When conventional sucker rod pumps are employed to pump viscous wells, or wells in which wellbore deviations cause frictional drag (such as in horizontal wells), the sucker rod string may be unable to fall fast enough for satisfactory oil production to be realized. Various devices and pumps have been used in the past to increase downstroke loads in order to increase downstroke speed (i.e., strokes per minute) and thereby mitigate the frictional drag problem in deviated wellbores. However, with the increasingly common use of directional drilling to drill horizontal and other non-vertical wellbores, slower downstroke speeds continue to be a problem that limits production.

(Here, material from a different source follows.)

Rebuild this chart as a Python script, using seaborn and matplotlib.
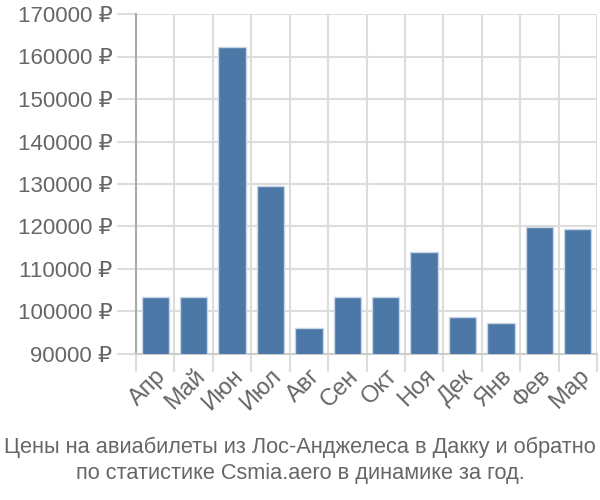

For the foregoing reasons, there is a need for a well pump which is capable of pumping volatile fluids and is resistant to gas/vapor-locking, and which will not “fluid pound” (a term well understood in the art). There is a further need for a well pump that can facilitate flushing action to remove contaminating solids from the pump without the need for a flush-by unit. In addition, there is a need for a well pump that has no standing valve, such that there is no pressure drop through the inlet valve. Furthermore, there is a need for a well pump that that is less prone to reduced downstroke speed when operating in a deviated wellbore.